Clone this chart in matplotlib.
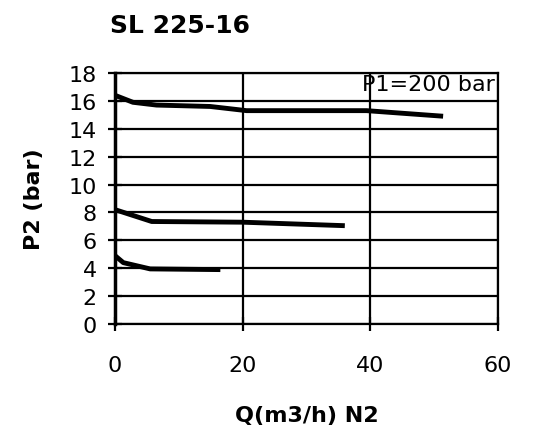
import matplotlib
matplotlib.use('Agg')
import matplotlib.pyplot as plt

plt.rcParams.update({'font.family': 'DejaVu Sans'})

# flow Q (m3/h) and outlet pressure P2 (bar) for three settings
q_high = [0, 2.8, 6.5, 14.9, 20.6, 39.4, 51.4]
p_high = [16.4, 15.9, 15.7, 15.6, 15.3, 15.3, 14.9]

q_mid = [0, 5.75, 20, 36]
p_mid = [8.2, 7.35, 7.3, 7.05]

q_low = [0, 1.3, 5.5, 16.5]
p_low = [4.9, 4.4, 3.95, 3.9]

xticks = [0, 20, 40, 60]
yticks = list(range(0, 19, 2))

fig = plt.figure(figsize=(5.34, 4.27), dpi=100)
ax = fig.add_axes([0.2154, 0.2389, 0.7172, 0.5878])

for q, p in [(q_high, p_high), (q_mid, p_mid), (q_low, p_low)]:
    ax.plot(q, p, color='black', lw=3.5, solid_capstyle='butt', zorder=3)

ax.set_xlim(0, 60)
ax.set_ylim(0, 18)
ax.set_xticks(xticks)
ax.set_yticks(yticks)
ax.grid(True, color='black', lw=1.6)
for s in ax.spines.values():
    s.set_linewidth(1.6)
ax.spines['left'].set_linewidth(2.5)
ax.tick_params(direction='inout', length=10, width=1.6, labelsize=16)
ax.tick_params(axis='x', pad=17)
ax.tick_params(axis='y', pad=8)

ax.text(59.5, 17.9, 'P1=200 bar', ha='right', va='top', fontsize=16)

fig.text(0.206, 0.94, 'SL 225-16', fontsize=18, fontweight='bold', ha='left', va='center')
ax.set_ylabel('P2 (bar)', fontsize=16, fontweight='bold', labelpad=18)
ax.set_xlabel('Q(m3/h) N2', fontsize=16, fontweight='bold', labelpad=22)

fig.savefig('out.png', dpi=100)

• PROBLEM:
Omit the pictures, then output the rest of the listing exactly.

• RIGHT ANSWER:
Clone this chart in matplotlib.
import matplotlib
matplotlib.use('Agg')
import matplotlib.pyplot as plt

plt.rcParams.update({'font.family': 'DejaVu Sans'})

# flow Q (m3/h) and outlet pressure P2 (bar) for three settings
q_high = [0, 2.8, 6.5, 14.9, 20.6, 39.4, 51.4]
p_high = [16.4, 15.9, 15.7, 15.6, 15.3, 15.3, 14.9]

q_mid = [0, 5.75, 20, 36]
p_mid = [8.2, 7.35, 7.3, 7.05]

q_low = [0, 1.3, 5.5, 16.5]
p_low = [4.9, 4.4, 3.95, 3.9]

xticks = [0, 20, 40, 60]
yticks = list(range(0, 19, 2))

fig = plt.figure(figsize=(5.34, 4.27), dpi=100)
ax = fig.add_axes([0.2154, 0.2389, 0.7172, 0.5878])

for q, p in [(q_high, p_high), (q_mid, p_mid), (q_low, p_low)]:
    ax.plot(q, p, color='black', lw=3.5, solid_capstyle='butt', zorder=3)

ax.set_xlim(0, 60)
ax.set_ylim(0, 18)
ax.set_xticks(xticks)
ax.set_yticks(yticks)
ax.grid(True, color='black', lw=1.6)
for s in ax.spines.values():
    s.set_linewidth(1.6)
ax.spines['left'].set_linewidth(2.5)
ax.tick_params(direction='inout', length=10, width=1.6, labelsize=16)
ax.tick_params(axis='x', pad=17)
ax.tick_params(axis='y', pad=8)

ax.text(59.5, 17.9, 'P1=200 bar', ha='right', va='top', fontsize=16)

fig.text(0.206, 0.94, 'SL 225-16', fontsize=18, fontweight='bold', ha='left', va='center')
ax.set_ylabel('P2 (bar)', fontsize=16, fontweight='bold', labelpad=18)
ax.set_xlabel('Q(m3/h) N2', fontsize=16, fontweight='bold', labelpad=22)

fig.savefig('out.png', dpi=100)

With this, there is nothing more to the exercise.